And Bean’s life changed forever.
Now, Gracie can get into his stuff. And if he moves it away from her, she can crawl over to it again. Bean doesn’t know what the crap is going on, but he knows he is not happy about it. He’s started doing this really funny thing when he sees Gracie coming towards one of his treasures. He throws himself down on top of his toys and covers them with his entire body, while yelling out, “NO, GWAYCIE!”
Chris and I didn’t really prepare for how to handle sibling rivalry. We had parenting talks about discipline and setting boundaries and potty training and religion and all that other important stuff. But we never really put a game plan together for sibling rivalry. We’ve been shooting from the hip for the past week, and, so far, we’ve actually got a pretty good system going.

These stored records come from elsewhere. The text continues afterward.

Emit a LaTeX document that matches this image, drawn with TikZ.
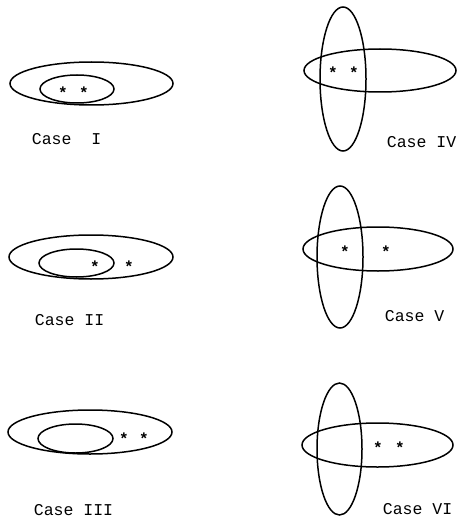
\documentclass[tikz,border=0pt]{standalone}
\usepackage{fontspec}
\newfontfamily\cour{Liberation Mono}
\usetikzlibrary{shapes.geometric}
\tikzset{
  set/.style={draw, ellipse, line width=1.5pt, inner sep=0pt, minimum width=#1},
  starmark/.style={font=\cour\bfseries\fontsize{16}{16}\selectfont, inner sep=0pt, anchor=center, yshift=-2.6pt},
  caselabel/.style={font=\cour\fontsize{16.5}{18}\selectfont, inner sep=0pt, anchor=base west}
}
\begin{document}
\begin{tikzpicture}[x=1pt,y=-1pt]
\useasboundingbox (0,0) rectangle (458,524);
% Case I
\node[set=163pt, minimum height=43pt] (o1) at (91.5,83.5) {};
\node[set=74pt, minimum height=28pt] (i1) at (77,89) {};
\node[starmark] (s1a) at (63,90) {*};
\node[starmark] (s1b) at (84,90) {*};
\node[caselabel] (l1) at (31.7,144) {Case~~I};
% Case II
\node[set=164pt, minimum height=44pt] (o2) at (91,257) {};
\node[set=75pt, minimum height=28pt] (i2) at (76.5,263) {};
\node[starmark] (s2a) at (95,264) {*};
\node[starmark] (s2b) at (129,264) {*};
\node[caselabel] (l2) at (34.7,325) {Case II};
% Case III
\node[set=164pt, minimum height=44pt] (o3) at (90,432) {};
\node[set=75pt, minimum height=29pt] (i3) at (75.5,438.5) {};
\node[starmark] (s3a) at (124,436) {*};
\node[starmark] (s3b) at (144,436) {*};
\node[caselabel] (l3) at (33.7,515) {Case III};
% Case IV
\node[set=46pt, minimum height=144pt] (v4) at (343,79) {};
\node[set=152pt, minimum height=43pt] (h4) at (380,70.5) {};
\node[starmark] (s4a) at (333,70) {*};
\node[starmark] (s4b) at (354,70) {*};
\node[caselabel] (l4) at (386.7,147) {Case IV};
% Case V
\node[set=46pt, minimum height=142pt] (v5) at (340,257) {};
\node[set=150pt, minimum height=44pt] (h5) at (378,249) {};
\node[starmark] (s5a) at (345,249) {*};
\node[starmark] (s5b) at (386,249) {*};
\node[caselabel] (l5) at (384.7,321) {Case V};
% Case VI
\node[set=45pt, minimum height=132pt] (v6) at (339.5,449) {};
\node[set=151pt, minimum height=44pt] (h6) at (377.5,445) {};
\node[starmark] (s6a) at (378,445) {*};
\node[starmark] (s6b) at (400,445) {*};
\node[caselabel] (l6) at (382.7,514) {Case VI};
\end{tikzpicture}
\end{document}
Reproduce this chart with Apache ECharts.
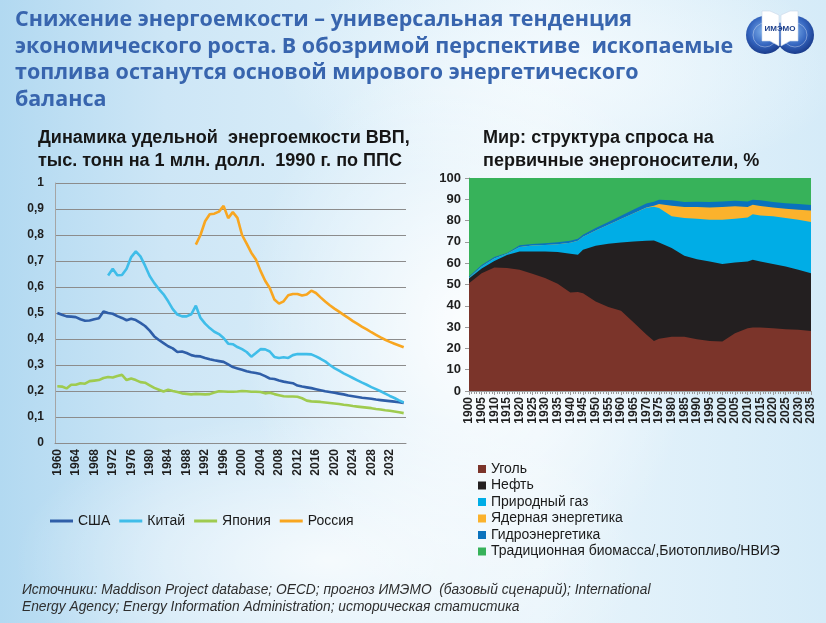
<!DOCTYPE html>
<html><head><meta charset="utf-8">
<script src="https://cdn.jsdelivr.net/npm/echarts@6/dist/echarts.min.js"></script>
<style>
html,body{margin:0;padding:0;width:826px;height:623px;overflow:hidden;}
body{
background:
 radial-gradient(ellipse 300px 380px at 470px 330px, rgba(255,255,255,0.9), rgba(255,255,255,0) 75%),
 radial-gradient(ellipse 420px 200px at 330px 560px, rgba(255,255,255,0.75), rgba(255,255,255,0) 75%),
 radial-gradient(ellipse 380px 160px at 560px 70px, rgba(245,251,254,0.85), rgba(255,255,255,0) 75%),
 linear-gradient(90deg, #b2d9f1 0%, #cde6f6 20%, #dbeef9 45%, #e8f4fb 65%, #d5ebf8 100%);
}
#c{width:826px;height:623px;}
</style></head><body><div id="c"></div>
<script>
// ---------- Left chart: energy intensity of GDP ----------
const lineYearStart = 1960, lineYearEnd = 2035;
const lineYears = [];
for (let y = lineYearStart; y <= lineYearEnd; y++) lineYears.push(String(y));

const usaStart = 1960;
const usa = [0.500,0.493,0.487,0.486,0.484,0.476,0.470,0.471,0.476,0.480,
 0.506,0.500,0.497,0.488,0.481,0.472,0.478,0.473,0.462,0.450,
 0.432,0.410,0.396,0.384,0.372,0.364,0.350,0.352,0.346,0.338,
 0.334,0.333,0.327,0.322,0.318,0.315,0.312,0.302,0.292,0.287,
 0.282,0.276,0.272,0.269,0.265,0.257,0.248,0.246,0.240,0.236,
 0.233,0.230,0.221,0.217,0.214,0.211,0.207,0.203,0.199,0.196,
 0.193,0.190,0.187,0.183,0.180,0.177,0.174,0.172,0.170,0.167,
 0.165,0.163,0.161,0.159,0.157,0.154];

const chinaStart = 1971;
const china = [0.644,0.670,0.645,0.646,0.670,0.715,0.737,0.718,0.682,0.642,
 0.615,0.592,0.572,0.545,0.515,0.494,0.487,0.487,0.495,0.528,
 0.481,0.459,0.442,0.428,0.419,0.404,0.382,0.380,0.369,0.361,
 0.350,0.332,0.346,0.361,0.360,0.352,0.331,0.327,0.330,0.327,
 0.338,0.342,0.342,0.342,0.341,0.333,0.324,0.314,0.300,0.288,
 0.278,0.268,0.259,0.250,0.241,0.232,0.224,0.215,0.207,0.199,
 0.190,0.181,0.173,0.164,0.156];

const japanStart = 1960;
const japan = [0.218,0.217,0.210,0.224,0.224,0.230,0.228,0.238,0.240,0.242,
 0.250,0.254,0.252,0.258,0.262,0.242,0.248,0.242,0.234,0.232,
 0.222,0.212,0.205,0.198,0.205,0.200,0.196,0.191,0.189,0.187,
 0.189,0.188,0.187,0.188,0.194,0.199,0.198,0.197,0.197,0.198,
 0.200,0.199,0.197,0.197,0.196,0.191,0.193,0.188,0.184,0.180,
 0.179,0.179,0.178,0.172,0.163,0.160,0.159,0.158,0.156,0.154,
 0.152,0.150,0.147,0.145,0.142,0.140,0.138,0.136,0.134,0.131,
 0.129,0.126,0.124,0.121,0.118,0.115];

const russiaStart = 1990;
const russia = [0.763,0.800,0.853,0.880,0.882,0.890,0.912,0.865,0.888,0.866,
 0.800,0.767,0.732,0.706,0.662,0.624,0.596,0.552,0.536,0.545,
 0.568,0.573,0.573,0.567,0.571,0.586,0.577,0.560,0.544,0.530,
 0.517,0.505,0.493,0.481,0.469,0.458,0.447,0.437,0.426,0.416,
 0.406,0.397,0.389,0.382,0.375,0.368];

const lineNames = ['США','Китай','Япония','Россия'];
const lineColors = ['#2f5ea8','#3fbde9','#9fcb4f','#f8a620'];

// ---------- Right chart: world primary energy demand structure, % ----------
const areaYears = [1900,1905,1910,1915,1920,1925,1930,1935,1940,1943,1945,1950,1955,1960,1965,
 1970,1973,1975,1980,1985,1990,1995,2000,2005,2010,2012,2015,2020,2025,2030,2035];
const coal    = [50.6,55.3,58.0,57.7,56.9,55.0,53.0,50.3,46.2,46.5,45.9,42.0,39.4,37.7,32.2,
 26.5,23.5,24.5,25.5,25.5,24.3,23.5,23.2,27.1,29.5,29.8,29.8,29.5,29.0,28.7,28.2];
const oil     = [2.2,2.2,3.0,6.2,8.6,10.5,12.5,14.9,18.2,17.5,20.4,26.2,29.7,32.0,38.0,
 44.0,47.2,45.2,41.6,38.0,37.6,37.3,36.4,33.2,31.3,31.8,31.0,30.1,29.5,28.2,27.1];
const gas     = [0.4,1.0,1.2,0.5,2.1,2.8,3.1,3.7,5.2,6.5,6.1,7.2,8.9,11.1,13.3,
 15.5,15.8,16.2,14.9,17.7,19.0,19.6,20.8,20.6,20.7,21.4,21.6,22.4,22.7,23.5,24.1];
const nuclear = [0,0,0,0,0,0,0,0,0,0,0,0,0,0,0,
 0.2,0.5,1.9,5.0,5.2,5.5,5.8,6.0,5.8,4.9,4.4,4.5,4.2,4.4,4.7,5.3];
const hydro   = [0.5,0.7,0.7,0.4,0.8,0.7,0.8,0.9,0.9,1.0,1.0,1.1,1.4,1.5,1.7,
 1.8,1.9,2.0,2.5,2.3,2.5,2.5,2.6,2.6,2.6,2.4,2.6,2.5,2.6,2.7,2.6];
const biomass = [46.3,40.8,37.1,35.2,31.6,31.0,30.6,30.2,29.5,28.5,26.6,23.5,20.6,17.7,14.8,
 12.0,11.1,10.2,10.5,11.3,11.1,11.3,11.0,10.7,11.0,10.2,10.5,11.3,11.8,12.2,12.7];

const areaNames = ['Уголь','Нефть','Природный газ','Ядерная энергетика','Гидроэнергетика','Традиционная биомасса/,Биотопливо/НВИЭ'];
const areaColors = ['#7b342a','#231f20','#00ade6','#fbb22c','#0a72bd','#37b25a'];
const areaValues = [coal, oil, gas, nuclear, hydro, biomass];

// ---------- Texts ----------
const titleLines = ['Снижение энергоемкости – универсальная тенденция',
 'экономического роста. В обозримой перспективе  ископаемые',
 'топлива останутся основой мирового энергетического',
 'баланса'];
const leftSub = ['Динамика удельной  энергоемкости ВВП,', 'тыс. тонн на 1 млн. долл.  1990 г. по ППС'];
const rightSub = ['Мир: структура спроса на', 'первичные энергоносители, %'];
const sourceLines = ['Источники: Maddison Project database; OECD; прогноз ИМЭМО  (базовый сценарий); International',
 'Energy Agency; Energy Information Administration; историческая статистика'];

// ---------- helpers ----------
const mctx = document.createElement('canvas').getContext('2d');
function fitSize(text, style, weight, family, width) {
  mctx.font = style + ' ' + weight + ' 100px ' + family;
  return 100 * width / mctx.measureText(text).width;
}
function padSeries(start, arr) {
  return lineYears.map(function (y) {
    const i = Number(y) - start;
    return (i >= 0 && i < arr.length) ? arr[i] : null;
  });
}

const TF = '"Open Sans", "DejaVu Sans", sans-serif';
const AF = '"Liberation Sans", Arial, sans-serif';
const NF = '"Liberation Sans Narrow", "Liberation Sans", Arial, sans-serif';

const titleSize = fitSize(titleLines[0], 'normal', 'bold', TF, 617);
const subSize = fitSize(leftSub[0], 'normal', 'bold', AF, 372);
const srcSize = fitSize(sourceLines[0], 'italic', 'normal', NF, 629);

const graphics = [];
const titleY = [22, 49, 75, 102];
titleLines.forEach(function (t, i) {
  graphics.push({type: 'text', left: 15, top: titleY[i] - titleSize * 0.6, silent: true,
    style: {text: t, font: 'bold ' + titleSize.toFixed(2) + 'px ' + TF, fill: '#3865ae'}});
});
const subY = [139, 162];
leftSub.forEach(function (t, i) {
  graphics.push({type: 'text', left: 38, top: subY[i] - subSize * 0.58, silent: true,
    style: {text: t, font: 'bold ' + subSize.toFixed(2) + 'px ' + AF, fill: '#161616'}});
});
rightSub.forEach(function (t, i) {
  graphics.push({type: 'text', left: 483, top: subY[i] - subSize * 0.58, silent: true,
    style: {text: t, font: 'bold ' + subSize.toFixed(2) + 'px ' + AF, fill: '#161616'}});
});
const srcY = [591, 608];
sourceLines.forEach(function (t, i) {
  graphics.push({type: 'text', left: 22, top: srcY[i] - srcSize * 0.58, silent: true,
    style: {text: t, font: 'italic ' + srcSize.toFixed(2) + 'px ' + NF, fill: '#2e2e2e'}});
});
// logo
const globeGrad = {type: 'radial', x: 0.45, y: 0.4, r: 0.6,
  colorStops: [{offset: 0, color: '#7fb0ea'}, {offset: 0.6, color: '#3566c0'}, {offset: 1, color: '#1a3c8c'}]};
graphics.push({type: 'circle', silent: true, shape: {cx: 765, cy: 35, r: 19}, style: {fill: globeGrad}});
graphics.push({type: 'circle', silent: true, shape: {cx: 795, cy: 35, r: 19}, style: {fill: globeGrad}});
graphics.push({type: 'circle', silent: true, shape: {cx: 765, cy: 35, r: 12}, style: {fill: 'none', stroke: 'rgba(255,255,255,0.35)', lineWidth: 1}});
graphics.push({type: 'circle', silent: true, shape: {cx: 795, cy: 35, r: 12}, style: {fill: 'none', stroke: 'rgba(255,255,255,0.35)', lineWidth: 1}});
graphics.push({type: 'polygon', silent: true, shape: {points: [[779, 15], [770, 11], [762, 11], [762, 41], [770, 41], [779, 46]]},
  style: {fill: '#ffffff', stroke: '#c9d6ea', lineWidth: 0.6}});
graphics.push({type: 'polygon', silent: true, shape: {points: [[781, 15], [790, 11], [798, 11], [798, 41], [790, 41], [781, 46]]},
  style: {fill: '#ffffff', stroke: '#c9d6ea', lineWidth: 0.6}});
graphics.push({type: 'text', silent: true, x: 780, y: 29,
  style: {text: 'ИМЭМО', font: 'bold 8px ' + AF, fill: '#1d3f8a', align: 'center', verticalAlign: 'middle'}});

const axisLabelStyle = {fontFamily: AF, fontWeight: 'bold', color: '#1e1e1e'};

const series = [];
const lineData = [padSeries(usaStart, usa), padSeries(chinaStart, china), padSeries(japanStart, japan), padSeries(russiaStart, russia)];
lineNames.forEach(function (n, i) {
  series.push({name: n, type: 'line', xAxisIndex: 0, yAxisIndex: 0, data: lineData[i],
    symbol: 'none', connectNulls: false, lineStyle: {width: 2.6, color: lineColors[i]},
    itemStyle: {color: lineColors[i]}});
});
// stacked areas: cumulative tops, drawn from the top layer down so lower layers paint over
const cumulative = [];
areaValues.forEach(function (vals, i) {
  cumulative.push(vals.map(function (v, j) { return (i ? cumulative[i - 1][j] : 0) + v; }));
});
for (let i = areaNames.length - 1; i >= 0; i--) {
  series.push({name: areaNames[i], type: 'line', xAxisIndex: 1, yAxisIndex: 1,
    data: areaYears.map(function (y, j) { return [y, Math.min(100, cumulative[i][j])]; }),
    symbol: 'none', lineStyle: {width: 0}, areaStyle: {color: areaColors[i], opacity: 1, origin: 'start'},
    itemStyle: {color: areaColors[i]}, z: 2 + (areaNames.length - i)});
}

const option = {
  animation: false,
  backgroundColor: 'transparent',
  graphic: graphics,
  grid: [
    {left: 55, top: 183, width: 351, height: 260},
    {left: 469, top: 178, width: 342, height: 213}
  ],
  legend: [
    {data: lineNames, left: 50, top: 514, padding: 0, icon: 'rect', itemWidth: 23, itemHeight: 3, itemGap: 9,
     textStyle: {fontFamily: AF, fontSize: 14, color: '#1a1a1a'}},
    {data: areaNames, orient: 'vertical', left: 478, top: 462, padding: 0, icon: 'rect', itemWidth: 8, itemHeight: 8, itemGap: 2.5,
     textStyle: {fontFamily: AF, fontSize: 14, color: '#1a1a1a'}}
  ],
  xAxis: [
    {type: 'category', gridIndex: 0, data: lineYears, boundaryGap: true,
     axisLine: {lineStyle: {color: '#8c8c8c'}},
     axisTick: {interval: 0, length: 4, lineStyle: {color: '#8c8c8c'}},
     axisLabel: Object.assign({interval: 3, rotate: 90, fontSize: 12, margin: 6}, axisLabelStyle)},
    {type: 'value', gridIndex: 1, min: 1900, max: 2035, interval: 5,
     axisLine: {lineStyle: {color: '#9a9a9a'}},
     axisTick: {length: 4, lineStyle: {color: '#9a9a9a'}},
     minorTick: {show: true, splitNumber: 5, length: 3, lineStyle: {color: '#9a9a9a'}},
     splitLine: {show: false},
     axisLabel: Object.assign({rotate: 90, fontSize: 12, margin: 6, showMinLabel: true, showMaxLabel: true,
       formatter: function (v) { return String(v); }}, axisLabelStyle)}
  ],
  yAxis: [
    {type: 'value', gridIndex: 0, min: 0, max: 1, interval: 0.1,
     axisLine: {show: true, lineStyle: {color: '#a5a5a5'}},
     axisTick: {show: false},
     splitLine: {lineStyle: {color: '#8c8c8c', width: 1}},
     axisLabel: Object.assign({fontSize: 12, margin: 11,
       formatter: function (v) { return String(+v.toFixed(1)).replace('.', ','); }}, axisLabelStyle)},
    {type: 'value', gridIndex: 1, min: 0, max: 100, interval: 10,
     axisLine: {show: true, lineStyle: {color: '#9a9a9a'}},
     axisTick: {show: true, length: 4, lineStyle: {color: '#9a9a9a'}},
     splitLine: {show: false},
     axisLabel: Object.assign({fontSize: 13, margin: 8}, axisLabelStyle)}
  ],
  series: series
};

const chart = echarts.init(document.getElementById('c'), null, {renderer: 'canvas'});
chart.setOption(option);
</script>
</body></html>
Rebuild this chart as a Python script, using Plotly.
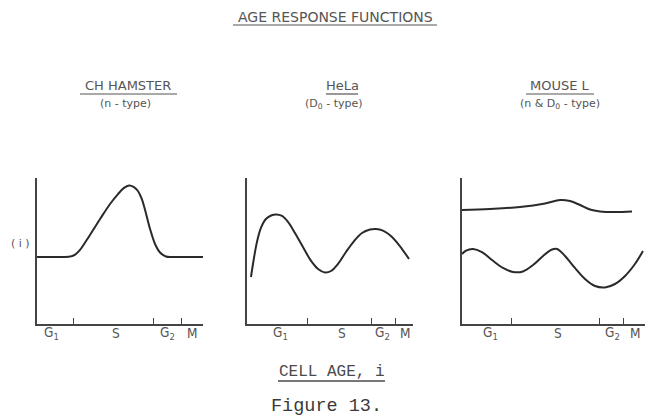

Whenever Gracie starts getting all over Bean and his toys, we don’t go remove Gracie from the situation. It would be easy for us to just walk over when Bean starts freaking out and put Gracie somewhere else, but the fact is that Bean and Gracie are going to be playing together for a looooooong time, so Bean’s going to have to learn at some point how to handle sharing with her. Why not start at the very beginning?
When Bean starts yelling about Gracie taking his things, Chris and I usually say to him, “Speak nicely to her, Bean. Gracie is just a baby. She doesn’t understand.” And he actually does. He’ll stop yelling and instead use his sweet singsong voice he uses just for her. And he says things like, “No, no, Gracie. These toys aren’t for you.”
He used to snap at her and say, “No, Gracie! MINE!” But we quickly stepped in on that one. We treat the word “mine,” as a bad word in our house. If he says that word, we sharply tell him, “No, sir. We do not say that word.” That has helped with the temper tantrums this week a little bit because he has to find a different way to tell her to stop. Instead, he usually says things like, “That’s not yours, Gracie,” or “That’s not for you, Gracie.” Both of which are acceptable in our house.
We are coaching Bean verbally as he is talking to Gracie. We don’t go over to them and remove her, but we talk him through fixing the situation himself. After he has told her no, we tell him that if he doesn’t want her to play with his toys, he needs to go get her a toy that she can play with. Or, if he is hoarding all the toys (another thing that’s started happening since Gracie became mobile), we tell him he has to choose one of his toys to share with her. That seems to really help because it gives him ownership over the situation and he gets to make a decision about Gracie playing with his toys.
I know that this is just the beginning of sibling rivalry in our family. I’m sure we have years of this left ahead of us. But I figure at least we’re starting to handle it by teaching Bean HOW to handle it.
How do YOU handle sibling rivalries in your house?